The People’s Bank of China set the yuan’s daily reference rate 0.04 percent stronger at 6.1320 per dollar. Premier Li told a conference today that the country’s 7.5 percent growth target is flexible. Industrial production rose 8.6 percent in the January-February period from a year earlier, official data showed today. That compares with the median estimate for a 9.5 percent increase in a Bloomberg survey of economists.
The yuan climbed 0.15 percent to 6.1361 per dollar in Shanghai, according to China Foreign Exchange Trade System prices. It dropped 0.4 percent in the previous four days and has fallen 1.4 percent this year. The spot rate was 0.1 percent weaker than the reference rate, within the maximum allowed divergence of 1 percent.
“The PBOC fixing and the fact that the yuan has slid for several days provide some support to the currency,” said Kenix Lai, a Hong Kong-based currency analyst at Bank of East Asia Ltd. “Yet, the yuan is likely to remain weak and volatile on slower economic growth and China’s eagerness to squeeze out one-way bets on appreciation.”
Fixed-asset investment excluding rural households climbed 17.9 percent in the first two months, below the 19.4 percent forecast in a separate survey.

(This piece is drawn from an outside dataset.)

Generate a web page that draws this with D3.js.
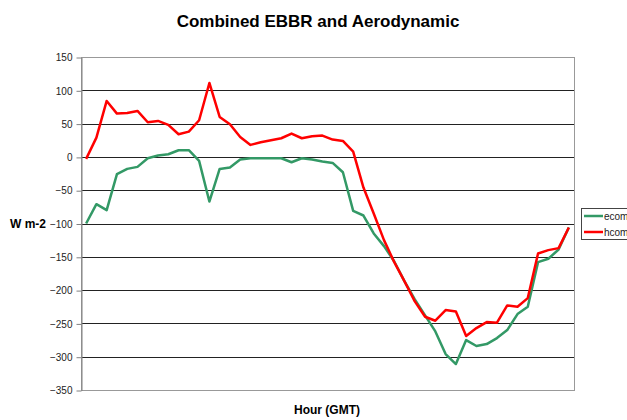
<!DOCTYPE html>
<html>
<head>
<meta charset="utf-8">
<script src="https://cdn.jsdelivr.net/npm/d3@7"></script>
<style>
  body { margin: 0; background: #fff; }
  text { font-family: "Liberation Sans", Arial, sans-serif; }
</style>
</head>
<body>
<div id="chart"></div>
<script>
// Half-hourly values (48 slots)
const hours = d3.range(48);
const ecom = [-100, -71, -80, -26, -18, -15, -2, 2, 4, 10, 10, -6, -67, -18, -16, -4,
  -2, -2, -2, -2, -8, -2, -4, -7, -9, -23, -81, -88, -115, -134, -157, -187,
  -214, -238, -262, -296, -311, -275, -284, -281, -272, -260, -236, -225, -158, -153, -139, -106];
const hcom = [-3, 29, 84, 65, 66, 69, 52, 54, 48, 34, 38, 55, 111, 60, 49, 30,
  18, 22, 25, 28, 35, 28, 31, 32, 26, 24, 8, -46, -85, -125, -158, -187,
  -217, -240, -246, -230, -232, -269, -257, -248, -249, -223, -225, -212, -145, -140, -137, -106];
const yTicks = [150, 100, 50, 0, -50, -100, -150, -200, -250, -300, -350];
const seriesNames = ["ecom", "hcom"];
const seriesColors = ["#339966", "#ff0000"];

const W = 627, H = 420;
const plot = { left: 81, right: 574, top: 57, bottom: 390 };

const svg = d3.select("#chart")
  .append("svg")
  .attr("width", W)
  .attr("height", H);

const x = d3.scalePoint()
  .domain(hours)
  .range([plot.left, plot.right])
  .padding(0.5);

const y = d3.scaleLinear()
  .domain([-350, 150])
  .range([plot.bottom, plot.top]);

// Title
svg.append("text")
  .attr("x", 318)
  .attr("y", 27)
  .attr("text-anchor", "middle")
  .style("font-size", "17px")
  .style("font-weight", "bold")
  .text("Combined EBBR and Aerodynamic");

// Gridlines
svg.append("g")
  .selectAll("line")
  .data(yTicks.filter(d => d !== 150 && d !== -350))
  .enter().append("line")
  .attr("x1", plot.left)
  .attr("x2", plot.right)
  .attr("y1", d => Math.round(y(d)) + 0.5)
  .attr("y2", d => Math.round(y(d)) + 0.5)
  .attr("stroke", "#222")
  .attr("stroke-width", 1);

// Plot border
svg.append("rect")
  .attr("x", plot.left + 0.5)
  .attr("y", Math.round(plot.top) + 0.5)
  .attr("width", plot.right - plot.left)
  .attr("height", plot.bottom - plot.top)
  .attr("fill", "none")
  .attr("stroke", "#999");

// Y axis
const yAxis = d3.axisLeft(y)
  .tickValues(yTicks)
  .tickSize(5)
  .tickPadding(4)
  .tickSizeOuter(0);
const gy = svg.append("g")
  .attr("transform", `translate(${plot.left + 0.5},0.5)`)
  .call(yAxis);
gy.select(".domain").attr("stroke", "#808080");
gy.selectAll(".tick line").attr("stroke", "#808080");
gy.selectAll(".tick text")
  .attr("fill", "#222")
  .style("font-size", "10px")
  .style("font-family", "'Liberation Sans', Arial, sans-serif");

// Axis titles
svg.append("text")
  .attr("x", 10)
  .attr("y", 228)
  .style("font-size", "12px")
  .style("font-weight", "bold")
  .text("W m-2");

svg.append("text")
  .attr("x", 327)
  .attr("y", 414)
  .attr("text-anchor", "middle")
  .style("font-size", "12px")
  .style("font-weight", "bold")
  .text("Hour (GMT)");

// Lines
const line = d3.line()
  .x((d, i) => x(hours[i]))
  .y(d => y(d));

[ecom, hcom].forEach((vals, k) => {
  svg.append("path")
    .datum(vals)
    .attr("fill", "none")
    .attr("stroke", seriesColors[k])
    .attr("stroke-width", 2.5)
    .attr("stroke-linejoin", "round")
    .attr("d", line);
});

// Legend
const legend = svg.append("g").attr("transform", "translate(581,208)");
legend.append("rect")
  .attr("x", 0.5)
  .attr("y", 0.5)
  .attr("width", 60)
  .attr("height", 31)
  .attr("fill", "#fff")
  .attr("stroke", "#444");
seriesNames.forEach((name, i) => {
  const g = legend.append("g").attr("transform", `translate(0,${8 + i * 16})`);
  g.append("line")
    .attr("x1", 3).attr("x2", 22)
    .attr("y1", 0).attr("y2", 0)
    .attr("stroke", seriesColors[i])
    .attr("stroke-width", 2.5);
  g.append("text")
    .attr("x", 23)
    .attr("y", 4)
    .style("font-size", "10px")
    .attr("fill", "#222")
    .text(name);
});
</script>
</body>
</html>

Exports from Asia’s largest economy slumped 18.1 percent in February, the most since 2009, official data showed March 8. The time isn’t ripe to cut banks’ reserve-requirement ratios as there isn’t a need for large-scale stimulus and the yuan depreciation trend won’t last long, according to a commentary today in the China Securities Journal.
China combines data for industrial output, retail sales and fixed-asset investment for the first two months of the year, citing distortions from the weeklong Lunar New Year holiday, whose timing differs each year.
In Hong Kong’s offshore trading, the yuan gained 0.16 percent to 6.1345 per dollar, data compiled by Bloomberg show. It declined 0.6 percent in the previous four days and touched 6.15 yesterday, the lowest level since June.
A drop beyond the 6.15 to 6.20 per dollar range could trigger a “self-fulfilling run” weaker, Geoffrey Kendrick, Hong Kong-based head of Asian foreign-exchange and interest-rate strategy at Morgan Stanley, wrote in a research note yesterday. The bank estimates $350 billion of structured products called Target Redemption Forwards have been sold since the start of 2013, and some $150 billion remain in the market. Potential losses to holders of these products will escalate if the offshore yuan keeps weakening, according to the note.
Twelve-month non-deliverable forwards rose 0.18 percent to 6.1944, a 0.9 percent discount to the Shanghai spot rate. The contracts advanced as much as 0.23 percent earlier.
One-month implied volatility in the onshore yuan, a measure of expected moves in the exchange rate used to price options, fell 22 basis points, or 0.22 percentage point, to 2.14 percent, according to data compiled by Bloomberg. It touched 2.41 percent, the highest level since 2012, yesterday. A similar gauge for the offshore spot rate declined 21 basis points to 3.08 percent.